TASK INPUT ▸
+-------+
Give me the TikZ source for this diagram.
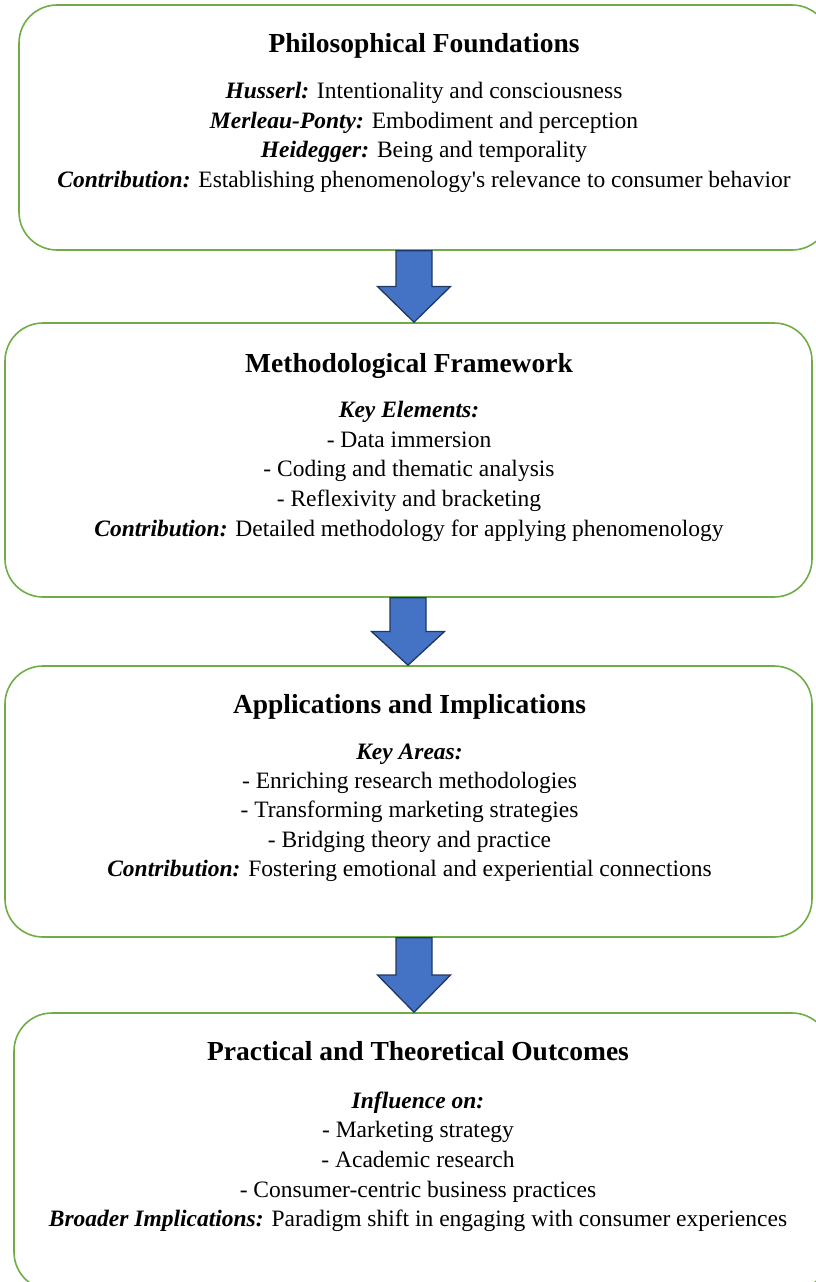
+-------+
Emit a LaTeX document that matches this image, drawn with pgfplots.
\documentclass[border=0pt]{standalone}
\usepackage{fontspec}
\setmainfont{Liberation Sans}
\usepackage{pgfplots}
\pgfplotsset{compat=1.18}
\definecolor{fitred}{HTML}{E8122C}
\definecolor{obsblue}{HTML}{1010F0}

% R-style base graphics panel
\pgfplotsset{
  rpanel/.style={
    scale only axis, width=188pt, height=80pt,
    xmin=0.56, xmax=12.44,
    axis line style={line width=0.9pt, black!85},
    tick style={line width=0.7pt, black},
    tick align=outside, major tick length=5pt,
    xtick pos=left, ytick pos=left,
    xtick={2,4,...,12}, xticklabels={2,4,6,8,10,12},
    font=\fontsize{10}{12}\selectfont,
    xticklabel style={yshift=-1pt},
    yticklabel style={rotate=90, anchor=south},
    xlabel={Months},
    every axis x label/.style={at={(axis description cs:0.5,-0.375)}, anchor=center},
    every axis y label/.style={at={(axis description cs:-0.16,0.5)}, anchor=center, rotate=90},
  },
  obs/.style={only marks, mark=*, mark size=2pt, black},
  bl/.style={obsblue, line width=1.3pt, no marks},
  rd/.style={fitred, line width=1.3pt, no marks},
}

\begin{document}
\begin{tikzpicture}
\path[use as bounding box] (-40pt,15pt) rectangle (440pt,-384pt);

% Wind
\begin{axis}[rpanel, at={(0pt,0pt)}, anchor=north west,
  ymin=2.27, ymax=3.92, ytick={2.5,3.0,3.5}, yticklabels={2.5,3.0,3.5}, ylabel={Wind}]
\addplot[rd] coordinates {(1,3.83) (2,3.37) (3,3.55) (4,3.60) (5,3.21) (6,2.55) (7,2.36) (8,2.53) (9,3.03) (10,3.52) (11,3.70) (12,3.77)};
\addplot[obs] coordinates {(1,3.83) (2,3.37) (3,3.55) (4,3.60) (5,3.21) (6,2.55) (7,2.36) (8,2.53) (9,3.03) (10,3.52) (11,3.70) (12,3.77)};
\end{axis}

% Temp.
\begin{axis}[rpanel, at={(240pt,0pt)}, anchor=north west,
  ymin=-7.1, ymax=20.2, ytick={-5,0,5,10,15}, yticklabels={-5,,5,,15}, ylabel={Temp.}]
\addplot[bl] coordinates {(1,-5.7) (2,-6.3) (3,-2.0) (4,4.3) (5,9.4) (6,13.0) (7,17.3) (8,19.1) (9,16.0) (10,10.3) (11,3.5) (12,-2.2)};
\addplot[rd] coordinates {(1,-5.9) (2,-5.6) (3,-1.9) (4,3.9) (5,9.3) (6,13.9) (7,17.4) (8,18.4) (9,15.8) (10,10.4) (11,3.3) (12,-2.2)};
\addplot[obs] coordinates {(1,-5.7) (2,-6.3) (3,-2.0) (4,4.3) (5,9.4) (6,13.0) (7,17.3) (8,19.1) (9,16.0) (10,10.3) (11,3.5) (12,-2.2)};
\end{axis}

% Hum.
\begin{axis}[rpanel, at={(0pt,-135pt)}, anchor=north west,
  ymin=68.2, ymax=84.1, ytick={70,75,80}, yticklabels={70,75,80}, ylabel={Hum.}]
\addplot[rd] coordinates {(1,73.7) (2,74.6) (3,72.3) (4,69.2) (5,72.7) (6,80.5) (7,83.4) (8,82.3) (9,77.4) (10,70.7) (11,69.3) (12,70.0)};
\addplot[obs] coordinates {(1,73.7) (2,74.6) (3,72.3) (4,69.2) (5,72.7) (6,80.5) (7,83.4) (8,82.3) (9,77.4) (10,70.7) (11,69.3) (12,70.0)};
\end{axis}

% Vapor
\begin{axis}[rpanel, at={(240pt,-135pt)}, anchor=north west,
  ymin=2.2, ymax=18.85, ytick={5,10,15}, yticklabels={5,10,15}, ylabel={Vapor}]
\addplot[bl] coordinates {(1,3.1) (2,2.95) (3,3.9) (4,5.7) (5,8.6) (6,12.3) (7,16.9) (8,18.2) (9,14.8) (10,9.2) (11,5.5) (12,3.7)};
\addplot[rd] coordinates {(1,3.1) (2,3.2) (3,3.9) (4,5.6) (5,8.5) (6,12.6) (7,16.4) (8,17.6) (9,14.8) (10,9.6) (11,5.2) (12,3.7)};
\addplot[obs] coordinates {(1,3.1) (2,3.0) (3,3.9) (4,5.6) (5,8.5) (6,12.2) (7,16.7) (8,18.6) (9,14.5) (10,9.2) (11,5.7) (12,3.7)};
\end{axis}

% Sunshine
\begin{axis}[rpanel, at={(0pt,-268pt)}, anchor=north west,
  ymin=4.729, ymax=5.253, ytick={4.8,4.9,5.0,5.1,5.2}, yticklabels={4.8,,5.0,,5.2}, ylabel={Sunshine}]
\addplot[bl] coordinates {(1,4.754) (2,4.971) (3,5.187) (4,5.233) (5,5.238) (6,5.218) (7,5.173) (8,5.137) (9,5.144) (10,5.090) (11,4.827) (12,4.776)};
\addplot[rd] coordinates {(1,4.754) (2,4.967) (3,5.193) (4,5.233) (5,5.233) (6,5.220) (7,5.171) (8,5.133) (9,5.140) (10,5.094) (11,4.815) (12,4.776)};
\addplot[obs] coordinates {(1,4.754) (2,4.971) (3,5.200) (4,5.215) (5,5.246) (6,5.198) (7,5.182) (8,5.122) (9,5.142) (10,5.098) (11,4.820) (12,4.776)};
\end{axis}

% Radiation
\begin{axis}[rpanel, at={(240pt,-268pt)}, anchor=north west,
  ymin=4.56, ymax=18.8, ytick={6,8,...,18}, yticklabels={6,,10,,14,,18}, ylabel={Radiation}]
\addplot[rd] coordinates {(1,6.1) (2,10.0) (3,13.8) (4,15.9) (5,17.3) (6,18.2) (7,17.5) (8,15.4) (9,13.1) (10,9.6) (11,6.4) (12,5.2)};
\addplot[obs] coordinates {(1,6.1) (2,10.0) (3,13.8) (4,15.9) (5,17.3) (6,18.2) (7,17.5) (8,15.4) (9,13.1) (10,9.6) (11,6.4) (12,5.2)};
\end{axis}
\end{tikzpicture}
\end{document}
+-------+
WHAT YOU NEED TO DO ▸
Identify every line where the string "this" appears.

EXERCISE RESPONSE ▸
Give me the TikZ source for this diagram.
Emit a LaTeX document that matches this image, drawn with pgfplots.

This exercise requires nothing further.